Angesichts dieser Entwicklungen bleibt die Frage, ob ein Abzug der amerikanischen Streitkräfte unter strategischen Gesichtspunkten möglich ist.

Katastrophale Resultate

Die stellvertretende Direktorin des Zentrums für den Nahen Osten und Nordafrika am United States Institute of Peace, Mona Yacoubian, sagt, es gebe klare strategische Bedenken gegen einen möglichen Rückzug der USA aus Nordsyrien: »Viele Parteien, darunter die Türkei, Russland, die syrische Regierung und der Iran, werden versuchen, die Lücke zu füllen, die der amerikanische Rückzug hinterlassen wird«.

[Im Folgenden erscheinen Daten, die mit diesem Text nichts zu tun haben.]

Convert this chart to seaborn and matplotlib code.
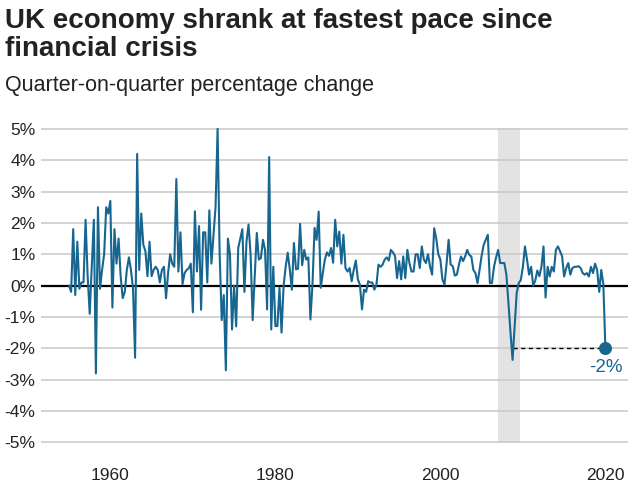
import numpy as np
import pandas as pd
import matplotlib
matplotlib.use("Agg")
import matplotlib.pyplot as plt
import seaborn as sns

# -----------------------------------
# Data: UK GDP, quarter-on-quarter % change, 1955 Q1 - 2020 Q1
# -----------------------------------

start_year = 1955

growth = [
    0.0, -0.2, 1.8, -0.3,      # 1955
    1.4, -0.1, 0.1, 0.1,       # 1956
    2.1, 0.3, -0.9, 0.6,       # 1957
    2.1, -2.8, 2.5, -0.1,      # 1958
    0.5, 1.0, 2.5, 2.3,        # 1959
    2.7, -0.7, 1.8, 0.7,       # 1960
    1.5, 0.3, -0.4, -0.2,      # 1961
    0.5, 0.9, 0.5, -0.1,       # 1962
    -2.3, 4.2, 0.5, 2.3,       # 1963
    1.3, 1.1, 0.3, 1.4,        # 1964
    0.3, 0.5, 0.6, 0.5,        # 1965
    0.1, 0.5, 0.6, -0.4,       # 1966
    0.4, 1.0, 0.7, 0.6,        # 1967
    3.4, 0.45, 1.7, 0.05,      # 1968
    0.4, 0.5, 0.55, 0.7,       # 1969
    -0.85, 2.37, 0.45, 1.9,    # 1970
    -0.77, 1.7, 1.7, 0.1,      # 1971
    2.4, 0.7, 1.6, 2.5,        # 1972
    5.0, 1.0, -1.1, -0.3,      # 1973
    -2.7, 1.5, 1.0, -1.4,      # 1974
    0.0, -1.3, 1.2, 1.5,       # 1975
    1.8, -0.2, 1.4, 1.95,      # 1976
    1.0, -1.1, 0.3, 1.68,      # 1977
    0.83, 0.88, 1.46, 1.14,    # 1978
    -0.76, 4.1, -1.4, 0.6,     # 1979
    -1.29, -1.29, -0.07, -1.5, # 1980
    0.0, 0.6, 1.05, 0.52,      # 1981
    -0.13, 1.36, 0.52, 0.54,   # 1982
    1.97, 0.65, 1.14, 0.83,    # 1983
    0.9, -1.08, 0.03, 1.84,    # 1984
    1.46, 2.36, -0.07, 0.4,    # 1985
    0.83, 1.06, 0.95, 1.2,     # 1986
    0.73, 2.1, 1.25, 1.72,     # 1987
    0.7, 1.62, 0.56, 0.45,     # 1988
    0.56, 0.14, 0.5, 0.8,      # 1989
    0.2, 0.03, -0.76, -0.13,   # 1990
    -0.2, 0.14, 0.1, 0.1,      # 1991
    -0.13, 0.03, 0.67, 0.6,    # 1992
    0.67, 0.83, 0.9, 0.8,      # 1993
    1.14, 1.06, 0.95, 0.24,    # 1994
    0.78, 0.2, 0.93, 0.24,     # 1995
    1.14, 0.72, 0.45, 0.45,    # 1996
    1.0, 1.0, 0.56, 1.25,      # 1997
    0.83, 0.72, 1.0, 0.6,      # 1998
    0.35, 1.83, 1.5, 1.0,      # 1999
    0.83, 0.19, 0.03, 0.7,     # 2000
    1.46, 0.67, 0.62, 0.32,    # 2001
    0.35, 0.67, 0.93, 0.78,    # 2002
    0.93, 1.14, 0.98, 0.93,    # 2003
    0.5, 0.4, 0.08, 0.5,       # 2004
    0.95, 1.3, 1.46, 1.62,     # 2005
    0.08, 0.08, 0.6, 0.9,      # 2006
    1.14, 0.72, 0.72, 0.72,    # 2007
    0.35, -0.55, -1.5, -2.37,  # 2008
    -1.3, -0.23, 0.08, 0.18,   # 2009
    0.6, 1.25, 0.83, 0.35,     # 2010
    0.6, 0.0, 0.16, 0.48,      # 2011
    0.3, 0.6, 1.25, -0.38,     # 2012
    0.6, 0.29, 0.6, 0.45,      # 2013
    1.14, 1.25, 1.1, 0.94,     # 2014
    0.29, 0.56, 0.72, 0.35,    # 2015
    0.56, 0.6, 0.6, 0.62,      # 2016
    0.56, 0.4, 0.35, 0.4,      # 2017
    0.29, 0.6, 0.4, 0.7,       # 2018
    0.5, -0.2, 0.5, 0.05,      # 2019
    -2.0,                      # 2020 Q1
]

crisis_span = [2007.0, 2009.65]
crisis_trough_year = 2008.75
latest_label = "-2%"

year_ticks = [1960, 1980, 2000, 2020]
pct_ticks = [5, 4, 3, 2, 1, 0, -1, -2, -3, -4, -5]

title = "UK economy shrank at fastest pace since\nfinancial crisis"
subtitle = "Quarter-on-quarter percentage change"

df = pd.DataFrame({
    "Year": start_year + np.arange(len(growth)) / 4,
    "Growth": growth
})

# -----------------------------------
# Plot
# -----------------------------------

sns.set_style("white")
plt.rcParams["font.family"] = ["Liberation Sans", "DejaVu Sans"]

line_colour = "#176690"

fig = plt.figure(figsize=(6.37, 4.95), dpi=100)
ax = fig.add_axes([0.0644, 0.105, 0.9216, 0.636])

ax.axvspan(
    crisis_span[0],
    crisis_span[1],
    color="#e3e3e3",
    zorder=0,
    linewidth=0
)

for t in pct_ticks:
    if t != 0:
        ax.axhline(t, color="#cccccc", linewidth=1.2, zorder=1)

ax.axhline(0, color="black", linewidth=1.6, zorder=2)

sns.lineplot(
    data=df,
    x="Year",
    y="Growth",
    color=line_colour,
    linewidth=1.5,
    ax=ax,
    zorder=3
)

last_year = df["Year"].iloc[-1]
last_value = df["Growth"].iloc[-1]

ax.plot(
    [crisis_trough_year, last_year],
    [last_value, last_value],
    color="black",
    linestyle=(0, (3, 2.5)),
    linewidth=1.0,
    zorder=2
)

ax.scatter(
    [last_year],
    [last_value],
    s=70,
    color=line_colour,
    zorder=4
)

ax.text(
    last_year,
    last_value - 0.33,
    latest_label,
    color=line_colour,
    fontsize=13.5,
    ha="center",
    va="top"
)

ax.set_xlim(1951.6, 2022.75)
ax.set_ylim(-5.02, 5.02)

ax.set_xticks(year_ticks)
ax.set_xticklabels([str(y) for y in year_ticks])
ax.set_yticks(pct_ticks)
ax.set_yticklabels([f"{t}%" for t in pct_ticks])

ax.tick_params(axis="both", length=0, labelsize=12.5, colors="#222222")
ax.tick_params(axis="x", pad=18)
ax.tick_params(axis="y", pad=4)

for label in ax.get_yticklabels():
    label.set_horizontalalignment("right")

sns.despine(ax=ax, left=True, bottom=True)
ax.set_xlabel("")
ax.set_ylabel("")

fig.text(
    0.008, 0.984,
    title,
    fontsize=20,
    fontweight="bold",
    color="#222222",
    va="top",
    ha="left",
    linespacing=1.12
)

fig.text(
    0.008, 0.848,
    subtitle,
    fontsize=15.5,
    color="#222222",
    va="top",
    ha="left"
)

fig.savefig("out.png", dpi=100)
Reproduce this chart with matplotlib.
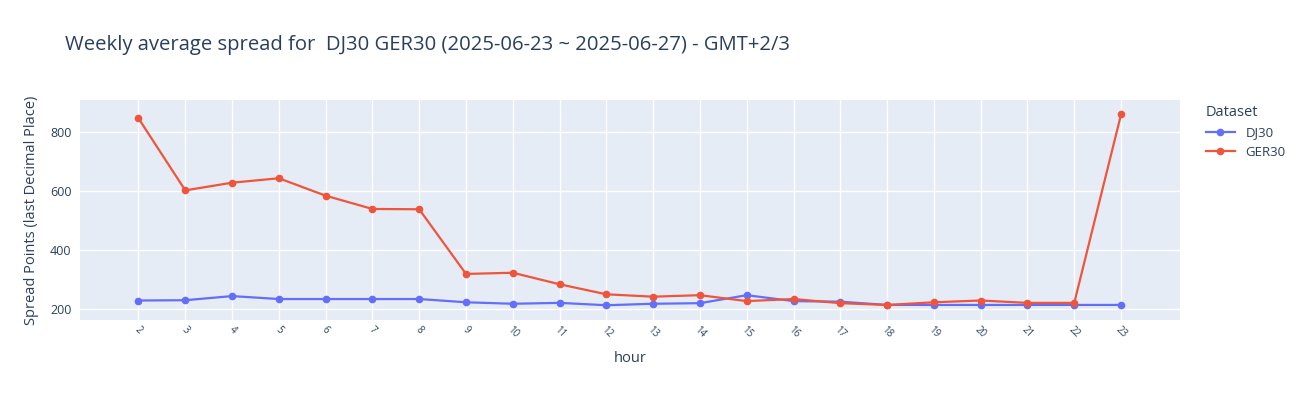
import matplotlib
matplotlib.use("Agg")
import matplotlib.pyplot as plt

hours = [str(h) for h in range(2, 24)]
dj30 = [230, 231, 245, 235, 235, 235, 235, 224, 219, 222, 214, 219, 221, 248,
        228, 226, 215, 215, 215, 215, 215, 215]
ger30 = [847, 603, 629, 644, 585, 540, 539, 320, 324, 285, 251, 243, 248, 228,
         235, 221, 215, 224, 230, 222, 222, 860]

title = "Weekly average spread for  DJ30 GER30 (2025-06-23 ~ 2025-06-27) - GMT+2/3"
text_color = "#2a3f5f"
plt.rcParams['font.family'] = ['Open Sans', 'DejaVu Sans']

fig = plt.figure(figsize=(13, 4), dpi=100)
ax = fig.add_axes([80/1300, 80/400, 1100/1300, 220/400])
ax.set_facecolor("#E5ECF6")
x = list(range(len(hours)))
ax.plot(x, dj30, color="#636efa", lw=1.6, marker="o", ms=4.5, label="DJ30", zorder=3)
ax.plot(x, ger30, color="#EF553B", lw=1.6, marker="o", ms=4.5, label="GER30", zorder=3)

ax.set_xlim(-1.25, len(hours) - 1 + 1.26)
ax.set_ylim(164, 909)
ax.set_yticks([200, 400, 600, 800])
ax.set_xticks(x)
ax.set_xticklabels(hours, rotation=-45, ha="center", va="top", fontsize=7, color=text_color)
ax.tick_params(axis="y", labelsize=9, colors=text_color, length=0, pad=6)
ax.tick_params(axis="x", length=0, pad=3)
ax.grid(True, color="white", lw=1)
ax.set_axisbelow(True)
for s in ax.spines.values():
    s.set_visible(False)

ax.set_xlabel("hour", fontsize=10.5, color=text_color, labelpad=8)
ax.set_ylabel("Spread Points (last Decimal Place)", fontsize=10.5, color=text_color, labelpad=8)
fig.text(65/1300, 1 - 45/400, title, fontsize=14.6, color=text_color, va="center", ha="left")

leg = ax.legend(title="Dataset", loc="upper left", bbox_to_anchor=(1.015, 1.02),
                frameon=False, fontsize=9.5, title_fontsize=10.5, handlelength=2.2,
                labelspacing=0.5, alignment="left", borderaxespad=0.3)
for t in leg.get_texts():
    t.set_color(text_color)
leg.get_title().set_color(text_color)

fig.savefig("out.png", dpi=100)
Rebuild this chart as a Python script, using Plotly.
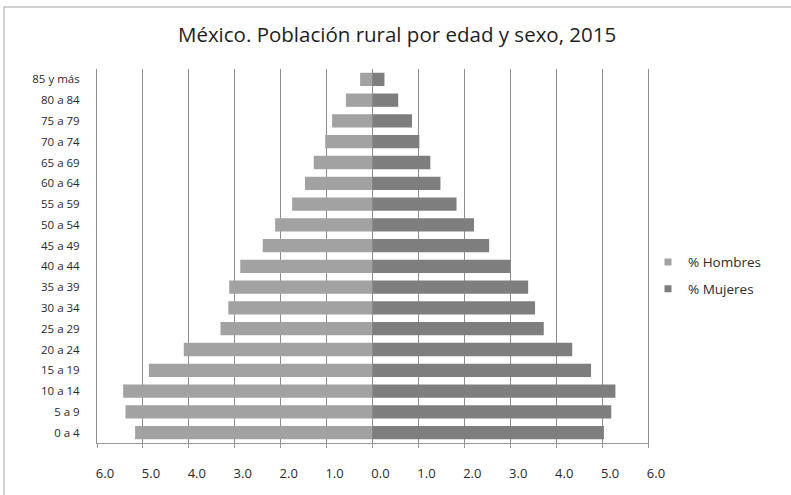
import plotly.graph_objects as go

# Grupos de edad (de abajo hacia arriba)
grupos = ["0 a 4", "5 a 9", "10 a 14", "15 a 19", "20 a 24", "25 a 29", "30 a 34",
          "35 a 39", "40 a 44", "45 a 49", "50 a 54", "55 a 59", "60 a 64",
          "65 a 69", "70 a 74", "75 a 79", "80 a 84", "85 y más"]

# Porcentaje de la población rural por sexo
hombres = [5.17, 5.38, 5.43, 4.87, 4.11, 3.31, 3.14, 3.12, 2.88, 2.39, 2.12,
           1.75, 1.47, 1.28, 1.03, 0.88, 0.58, 0.27]
mujeres = [5.04, 5.20, 5.29, 4.76, 4.35, 3.73, 3.54, 3.39, 3.00, 2.54, 2.21,
           1.83, 1.48, 1.26, 1.02, 0.86, 0.56, 0.26]

tick_vals = [-6, -5, -4, -3, -2, -1, 0, 1, 2, 3, 4, 5, 6]
tick_text = ["6.0", "5.0", "4.0", "3.0", "2.0", "1.0", "0.0",
             "1.0", "2.0", "3.0", "4.0", "5.0", "6.0"]

color_h = "#a2a2a2"
color_m = "#7e7e7e"

fig = go.Figure()
fig.add_trace(go.Bar(
    y=grupos, x=[-v for v in hombres], orientation="h", name="% Hombres",
    marker=dict(color=color_h, line=dict(width=0)), showlegend=False,
))
fig.add_trace(go.Bar(
    y=grupos, x=mujeres, orientation="h", name="% Mujeres",
    marker=dict(color=color_m, line=dict(width=0)), showlegend=False,
))
# small square keys for the legend
for nombre, color, grupo in [("% Hombres", color_h, "h"), ("% Mujeres", color_m, "m")]:
    fig.add_trace(go.Scatter(
        x=[None], y=[None], mode="markers", name=nombre, legendgroup=grupo,
        marker=dict(symbol="square", size=7, color=color),
    ))

fig.update_layout(
    width=791, height=495,
    margin=dict(l=97, r=143, t=69, b=52),
    paper_bgcolor="white", plot_bgcolor="white",
    barmode="overlay", bargap=0.36,
    font=dict(family="Open Sans", color="#2a2a2a"),
    title=dict(text="México. Población rural por edad y sexo, 2015",
               x=0.502, xanchor="center", y=0.93, yanchor="middle",
               font=dict(family="Open Sans", size=20.5, color="#1e1e1e")),
    xaxis=dict(range=[-6, 6], tickvals=tick_vals, ticktext=tick_text,
               showgrid=True, gridcolor="#8c8c8c", gridwidth=1,
               zeroline=False, showline=True, linecolor="#9a9a9a", linewidth=1,
               ticks="outside", ticklen=4, tickcolor="#9a9a9a",
               ticklabelstandoff=14, ticklabelshift=8,
               tickfont=dict(size=13, color="#2a2a2a")),
    yaxis=dict(categoryorder="array", categoryarray=grupos,
               showgrid=False, showline=True, mirror=True,
               linecolor="#8c8c8c", linewidth=1, ticks="",
               ticklabelstandoff=14,
               tickfont=dict(size=11.5, color="#2a2a2a")),
    legend=dict(x=1.0, xanchor="left", y=0.447, yanchor="middle",
                traceorder="grouped", tracegroupgap=6,
                font=dict(size=13.5, color="#2a2a2a"),
                itemwidth=30, bgcolor="rgba(0,0,0,0)"),
    shapes=[dict(type="rect", xref="paper", yref="paper",
                 x0=(4 - 97) / 551, x1=1.6, y0=-0.5, y1=(443 - 7) / 374,
                 line=dict(color="#c4c4c4", width=1.5), layer="below")],
)

fig.write_html("out.html")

Gleichzeitig würden die kurdischen Kräfte, welche die Gefangenenlager für IS-Kämpfer bewachen, gezwungen sein, sich selbst vor den verschiedenen Parteien zu schützen, die versuchen werden, die Lücke zu füllen, »was in Folge die Sicherheit der Gefangenenlager für Terroristen stark beeinträchtigen wird. Dies könnte letztlich dazu führen, dass IS-Kämpfer aus den Gefängnissen fliehen und die Organisation wieder auflebt.«

Der Professor in der Abteilung für Außenpolitik und Globale Sicherheit an der School of International Services der American University, Grigory Avtandilian, meint, die Regierung von Joe Biden wolle keinen übereilten Rückzug, weil das mit ziemlicher Sicherheit dazu führen würde, dass die Türkei vorrückt und die als Autonome Verwaltung von Nord- und Ostsyrien bekannte kurdisch geführte Entität zerschlägt. »Das wäre eine Katastrophe, ähnlich wie der katastrophale Abzug der US-Truppen aus Afghanistan im Jahr 2021.« 

Ähnlich sieht das der Direktor des Kurdischen Zentrums für Studien, Nawaf Khalilm der erklärte, der Abzug der Amerikaner, »wenn er denn stattfindet, würde effektiv bedeuten, dass Syrien und der Irak an den Iran übergeben werden.« Darüber hinaus würd so eine Entwicklung eine Gelegenheit für den Islamischen Staat sein, wieder zurückzukehren sowie eine für die Türkei, weitere militärische Operationen in der Region zu starten.«

Die Situation vor Ort spreche jedoch nicht für einen Rückzug der Vereinigten Staaten aus Syrien, »die ihre Streitkräfte neu positioniert und ihre Präsenz in der Region gerade in letzter Zeit durch den Bau neuer Stützpunkte und die Entsendung weiterer Waffen verstärkt haben«, meinte Khalim abschließend.